Teradata is a popular Relational Database Management System (RDBMS) suitable for large data warehousing applications. It is capable of handling large volumes of data and is highly scalable
It is mainly suitable for building large scale data warehousing applications. Teradata achieves this by the concept of parallelism. It is developed by the company called Teradata.
Teradata Features :
- Unlimited Parallelism − Teradata database system is based on Massively Parallel Processing (MPP) Architecture. MPP architecture divides the workload evenly across the entire system. Teradata system splits the task among its processes and runs them in parallel to ensure that the task is completed quickly.
- Shared Nothing Architecture − Teradata’s architecture is called as Shared Nothing Architecture. Teradata Nodes, its Access Module Processors (AMPs) and the disks associated with AMPs work independently. They are not shared with others.
- Linear Scalability − Teradata systems are highly scalable. They can scale up to 2048 Nodes. For example, you can double the capacity of the system by doubling the number of AMPs.
- Connectivity − Teradata can connect to Channel-attached systems such as Mainframe or Network-attached systems.
- Mature Optimizer − Teradata optimizer is one of the matured optimizer in the market. It has been designed to be parallel since its beginning. It has been refined for each release.
- SQL − Teradata supports industry standard SQL to interact with the data stored in tables. In addition to this, it provides its own extension.
- Robust Utilities − Teradata provides robust utilities to import/export data from/to Teradata system such as FastLoad, MultiLoad, FastExport and TPT.
- Automatic Distribution − Teradata automatically distributes the data evenly to the disks without any manual intervention
Components of Teradata
The key components of Teradata are as follows −
- Node − It is the basic unit in Teradata System. Each individual server in a Teradata system is referred as a Node. A node consists of its own operating system, CPU, memory, own copy of Teradata RDBMS software and disk space. A cabinet consists of one or more Nodes.
- Parsing Engine − Parsing Engine is responsible for receiving queries from the client and preparing an efficient execution plan. The responsibilities of parsing engine are −
- Receive the SQL query from the client
- Parse the SQL query check for syntax errors
- Check if the user has required privilege against the objects used in the SQL query
- Check if the objects used in the SQL actually exists
- Prepare the execution plan to execute the SQL query and pass it to BYNET
- Receives the results from the AMPs and send to the client
- Message Passing Layer − Message Passing Layer called as BYNET, is the networking layer in Teradata system. It allows the communication between PE and AMP and also between the nodes. It receives the execution plan from Parsing Engine and sends to AMP. Similarly, it receives the results from the AMPs and sends to Parsing Engine.
- Access Module Processor (AMP) − AMPs, called as Virtual Processors (vprocs) are the one that actually stores and retrieves the data. AMPs receive the data and execution plan from Parsing Engine, performs any data type conversion, aggregation, filter, sorting and stores the data in the disks associated with them. Records from the tables are evenly distributed among the AMPs in the system. Each AMP is associated with a set of disks on which data is stored. Only that AMP can read/write data from the disks.
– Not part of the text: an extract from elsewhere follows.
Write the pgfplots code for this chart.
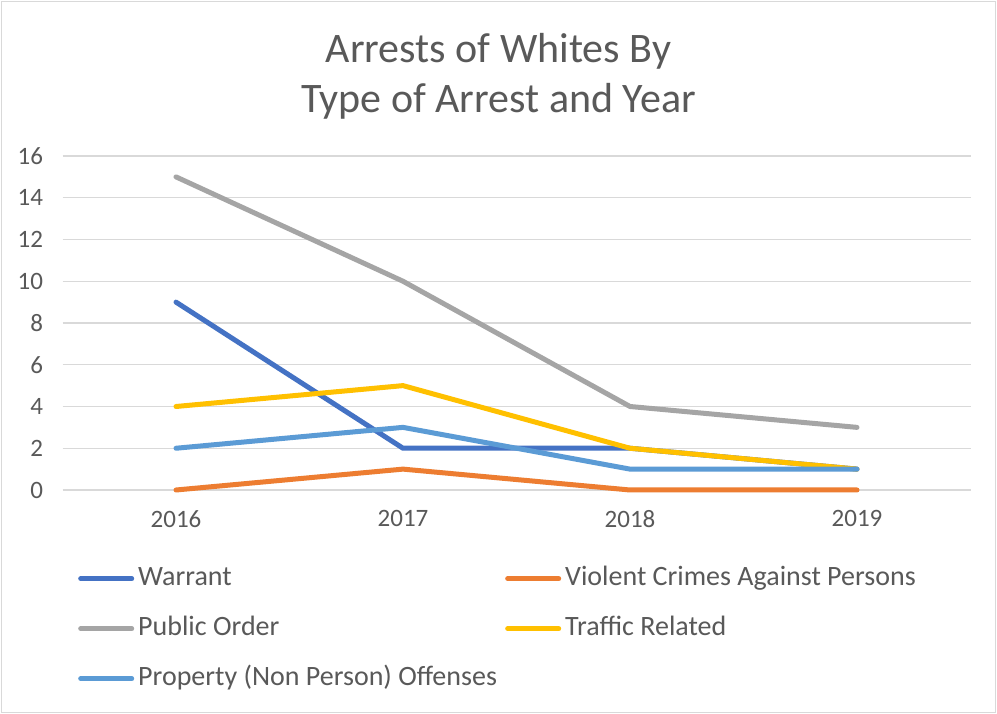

When the client runs queries to insert records, Parsing engine sends the records to BYNET. BYNET retrieves the records and sends the row to the target AMP. AMP stores these records on its disks. Following diagram shows the storage architecture of Teradata.
When the client runs queries to retrieve records, the Parsing engine sends a request to BYNET. BYNET sends the retrieval request to appropriate AMPs. Then AMPs search their disks in parallel and identify the required records and sends to BYNET. BYNET then sends the records to Parsing Engine which in turn will send to the client. Following is the retrieval architecture of Teradata.
Primary key is used to uniquely identify a row in a table. No duplicate values are allowed in a primary key column and they cannot accept NULL values. It is a mandatory field in a table.
Foreign keys are used to build a relationship between the tables. A foreign key in a child table is defined as the primary key in the parent table. A table can have more than one foreign key. It can accept duplicate values and also null values. Foreign keys are optional in a table.
Types Teradata supports different types of tables.
- Permanent Table − This is the default table and it contains data inserted by the user and stores the data permanently.
- Volatile Table − The data inserted into a volatile table is retained only during the user session. The table and data is dropped at the end of the session. These tables are mainly used to hold the intermediate data during data transformation.
- Global Temporary Table − The definition of Global Temporary table are persistent but the data in the table is deleted at the end of user session.
- Derived Table − Derived table holds the intermediate results in a query. Their lifetime is within the query in which they are created, used and dropped.
Set Versus Multiset
Teradata classifies the tables as SET or MULTISET tables based on how the duplicate records are handled. A table defined as SET table doesn’t store the duplicate records, whereas the MULTISET table can store duplicate records.